Figure 1: A cross-section showing how the LATR couples to the SO 6 m telescope. In the orientation shown, light enters the telescope from the top. It then reflects off the 6 m primary (M1) and 6 m secondary (M2) before being directed to the LATR receiver. The receiver always operates in the horizontal orientation shown, and is not coupled to the telescope elevation structure. Therefore, a separate mechanism is used to rotate the receiver about its long axis as the telescope elevation structure moves M1 and M2 in rotation.

SO will field a 6 m Cross-Dragone large aperture telescope (LAT) coupled to the large aperture telescope receiver (LATR, as shown in Fig. 1). The LAT is designed to have a large FOV[2, 3] capable of supporting a cryostat with up to 19 LATR-like optics tubes. To reduce the development risk of such large cryostat, the LATR is designed to accommodate only up to 13 optics tubes. During the initial deployment, we plan to deploy 7 optics tubes with 3 detector wafers in each for a total of approximately 35,000 detectors, primarily at 90/150 GHz. It should be noted that each optics tube could be upgraded to support 4.5 wafers for a 50% increase in the number of detectors per optics tube. With this upgrade and the deployment of 19 optics tubes, the LAT could support roughly 145,000 detectors at 90/150 GHz. SO will also deploy an array of half-meter small aperture telescopes (SATs) coupled to an additional 30,000 detectors[4]. The unique combination of telescopes in a single CMB observatory, which will be located in Chiles Atacama Desert at an altitude of 5190 m, will allow us to sample a wide range of angular scales over a common survey area.

In this paper, we present the current design of the LATR. In Sec. 2, we will present the mechanical design of each temperature stage and the design philosophy behind each element. In Sec. 3, we will discuss a few key cryogenic components, including cryo-coolers, heat pipes, heat switches, thermometers, and infrared (IR) blocking filters[5, 6] that are being considered for the LATR. We will also cover simulation and testing plans for these components. Finally, in Sec. 4, we will briefly discuss the detectors and readout strategy. The challenges we faced when designing the LATR are unique in that we are building the largest and most complex CMB receiver to date. The solutions to these challenges will provide a critical stepping stone for the next generation CMB experiments, in particular, CMB-S4[7, 8].

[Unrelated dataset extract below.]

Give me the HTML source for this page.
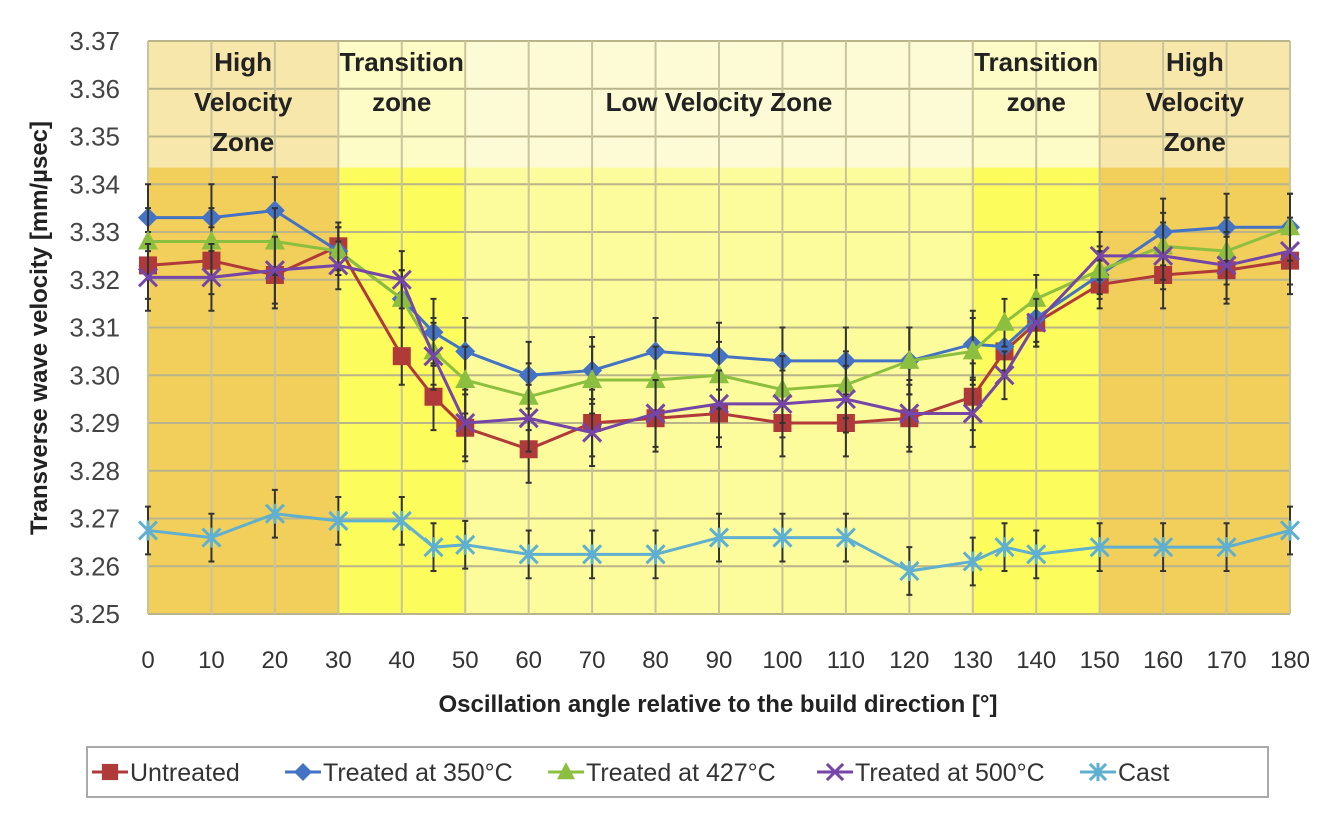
<!DOCTYPE html>
<html><head><meta charset="utf-8"><style>
body{margin:0;background:#fff;}
svg text{font-family:"Liberation Sans",sans-serif;}
</style></head><body>
<svg id="chart" width="1338" height="823" xmlns="http://www.w3.org/2000/svg">
<g id="bg"></g>
<g id="grid"></g>
<g id="zones"></g>
<g id="series"></g>
<g id="axes"></g>
<text transform="translate(47,328) rotate(-90)" text-anchor="middle" font-size="24" font-weight="bold" fill="#222">Transverse wave velocity [mm/µsec]</text>
<text x="718" y="712" text-anchor="middle" font-size="24" font-weight="bold" fill="#222">Oscillation angle relative to the build direction [°]</text>
<rect x="87" y="747" width="1181" height="50" fill="#fff" stroke="#aaa" stroke-width="2"/>
<g id="legend"></g>
</svg>
<script>
const angles=[0,10,20,30,40,45,50,60,70,80,90,100,110,120,130,135,140,150,160,170,180];
const untreated=[3.323,3.324,3.321,3.327,3.304,3.2955,3.289,3.2845,3.290,3.291,3.292,3.290,3.290,3.291,3.2955,3.305,3.311,3.319,3.321,3.322,3.324];
const t350=[3.333,3.333,3.3345,3.326,3.316,3.309,3.305,3.300,3.301,3.305,3.304,3.303,3.303,3.303,3.3065,3.306,3.312,3.321,3.330,3.331,3.331];
const t427=[3.328,3.328,3.328,3.326,3.316,3.305,3.299,3.2955,3.299,3.299,3.300,3.297,3.298,3.303,3.305,3.311,3.316,3.322,3.327,3.326,3.331];
const t500=[3.3205,3.3205,3.322,3.323,3.320,3.304,3.290,3.291,3.288,3.292,3.294,3.294,3.295,3.292,3.292,3.300,3.311,3.325,3.325,3.323,3.326];
const cast=[3.2675,3.266,3.271,3.2695,3.2695,3.264,3.2645,3.2625,3.2625,3.2625,3.266,3.266,3.266,3.259,3.261,3.264,3.2625,3.264,3.264,3.264,3.2675];
const errs=[0.007,0.007,0.007,0.005,0.006,0.007,0.007,0.007,0.007,0.007,0.007,0.007,0.007,0.007,0.007,0.005,0.005,0.005,0.007,0.007,0.007];
const castErr=[0.005,0.005,0.005,0.005,0.005,0.005,0.005,0.005,0.005,0.005,0.005,0.005,0.005,0.005,0.005,0.005,0.005,0.005,0.005,0.005,0.005];
const yTicks=[3.25,3.26,3.27,3.28,3.29,3.30,3.31,3.32,3.33,3.34,3.35,3.36,3.37];
const xTicks=[0,10,20,30,40,50,60,70,80,90,100,110,120,130,140,150,160,170,180];
const seriesNames=["Untreated","Treated at 350°C","Treated at 427°C","Treated at 500°C","Cast"];

const NS="http://www.w3.org/2000/svg";
const X0=148,X1=1290,Y0=614,Y1=41;
const x=a=>X0+(a/180)*(X1-X0);
const y=v=>Y0-(v-3.25)/(0.12)*(Y0-Y1);
function mk(tag,attrs,parent){const e=document.createElementNS(NS,tag);for(const k in attrs)e.setAttribute(k,attrs[k]);parent.appendChild(e);return e;}
const bg=document.getElementById('bg'),grid=document.getElementById('grid'),zones=document.getElementById('zones'),ser=document.getElementById('series'),axes=document.getElementById('axes'),leg=document.getElementById('legend');
const bandY=y(3.3435);
const regions=[[0,30,'#f1cf5a','#f7e7ab'],[30,50,'#fcfc5c','#fdfbc6'],[50,130,'#fcfc9c','#fdfbd6'],[130,150,'#fcfc5c','#fdfbc6'],[150,180,'#f1cf5a','#f7e7ab']];
regions.forEach(r=>{
 let e=mk('rect',{x:x(r[0]),y:bandY,width:x(r[1])-x(r[0]),height:Y0-bandY,fill:r[2]},bg);
 
 e=mk('rect',{x:x(r[0]),y:Y1,width:x(r[1])-x(r[0]),height:bandY-Y1,fill:r[3]},bg);
 
});
yTicks.forEach(t=>{
 let l=mk('line',{x1:X0,x2:X1,y1:y(t),y2:y(t),stroke:'#b9b48a','stroke-width':2},grid);
 
 let tx=mk('text',{x:120,y:y(t)+9,'text-anchor':'end','font-size':26,fill:'#444'},axes);tx.textContent=t.toFixed(2);
 
});
xTicks.forEach(t=>{
 let l=mk('line',{x1:x(t),x2:x(t),y1:Y1,y2:Y0,stroke:'#c9c49a','stroke-width':2},grid);
 
 let tx=mk('text',{x:x(t),y:668,'text-anchor':'middle','font-size':24,fill:'#333'},axes);tx.textContent=t;
 
});
const zl=[[15,['High','Velocity','Zone']],[40,['Transition','zone']],[90,['','Low Velocity Zone']],[140,['Transition','zone']],[165,['High','Velocity','Zone']]];
zl.forEach(z=>{z[1].forEach((s,i)=>{if(!s)return;let t=mk('text',{x:x(z[0]),y:71+i*40,'text-anchor':'middle','font-size':26,'font-weight':'bold',fill:'#222'},zones);t.textContent=s;
 });});
function marker(type,cx,cy,col,g,s){
 s=s||1;let e;
 if(type==='sq')e=mk('rect',{x:cx-9*s,y:cy-9*s,width:18*s,height:18*s,fill:col},g);
 else if(type==='di')e=mk('polygon',{points:`${cx},${cy-10*s} ${cx+10*s},${cy} ${cx},${cy+10*s} ${cx-10*s},${cy}`,fill:col},g);
 else if(type==='tr')e=mk('polygon',{points:`${cx},${cy-11*s} ${cx+10*s},${cy+8*s} ${cx-10*s},${cy+8*s}`,fill:col},g);
 else if(type==='x'){e=mk('path',{d:`M${cx-9*s},${cy-9*s}L${cx+9*s},${cy+9*s}M${cx+9*s},${cy-9*s}L${cx-9*s},${cy+9*s}`,stroke:col,'stroke-width':3,fill:'none'},g);}
 else {e=mk('path',{d:`M${cx-9*s},${cy-9*s}L${cx+9*s},${cy+9*s}M${cx+9*s},${cy-9*s}L${cx-9*s},${cy+9*s}M${cx},${cy-10*s}L${cx},${cy+10*s}`,stroke:col,'stroke-width':3,fill:'none'},g);}
 return e;
}
const defs=[[untreated,'#b03a3a','sq',errs],[t350,'#4472c4','di',errs],[t427,'#8cbf3f','tr',errs],[t500,'#7545a8','x',errs],[cast,'#5fb0d0','st',castErr]];
const names=['series-untreated','series-350','series-427','series-500','series-cast'];
defs.forEach((d,si)=>{
 const g=mk('g',{},ser);
 
 d[0].forEach((v,i)=>{
  let e=mk('path',{d:`M${x(angles[i])},${y(v-d[3][i])}V${y(v+d[3][i])}M${x(angles[i])-3},${y(v-d[3][i])}h6M${x(angles[i])-3},${y(v+d[3][i])}h6`,stroke:'#333','stroke-width':2},g);
  
 });
 const p=mk('polyline',{points:d[0].map((v,i)=>x(angles[i])+','+y(v)).join(' '),fill:'none',stroke:d[1],'stroke-width':3},g);
 
 d[0].forEach((v,i)=>{const m=marker(d[2],x(angles[i]),y(v),d[1],g);
  });
});
const lx=[92,285,548,817,1080];
defs.forEach((d,i)=>{
 const g=mk('g',{},leg);
 
 mk('line',{x1:lx[i],x2:lx[i]+36,y1:772,y2:772,stroke:d[1],'stroke-width':3},g);
 marker(d[2],lx[i]+18,772,d[1],g,0.9);
 const t=mk('text',{x:lx[i]+38,y:781,'font-size':25,fill:'#333'},g);t.textContent=seriesNames[i];
});
</script>
</body></html>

2 LATR Mechanical Design Overview

Figure 2: Cross-section showing the internal structure of the LATR. For clarity, the optical elements are not labeled. However, in the orientation shown, the light enters from the left, goes through 300 K window, 300 K IR blocking filter, 80 K IR blocking filter, 80 K alumina filter, 40 K IR blocking filter, and then enters the optics tube.

The LATR is a 2.4 m diameter cryostat designed to couple to the LAT. After light reflects off the primary and the secondary mirrors, it is directed to the cold optics in the LATR, which re-image the telescope focus onto 100 mK focal plane arrays. A cross-sectional view of the cryostat is shown in Fig. 2. Challenges faced in the design of this ambitious cryostat include, but are not limited to, structural integrity, vibrational modes, buckling effects, and thermal contraction. To address some of these challenges, we utilize finite element analysis (FEA) to model these effects (FEA details are discussed in a separate paper[9]), and adjust the design based on the analysis. In addition, the cryostat is designed to be mounted on a co-rotator that enable +/- 45 bore-sight rotation following the telescope elevation change. The co-rotator mount restricts the maximum mass of the cryostat to 6,000 kg, which in turn forces us to reduce the cryostat mass wherever possible.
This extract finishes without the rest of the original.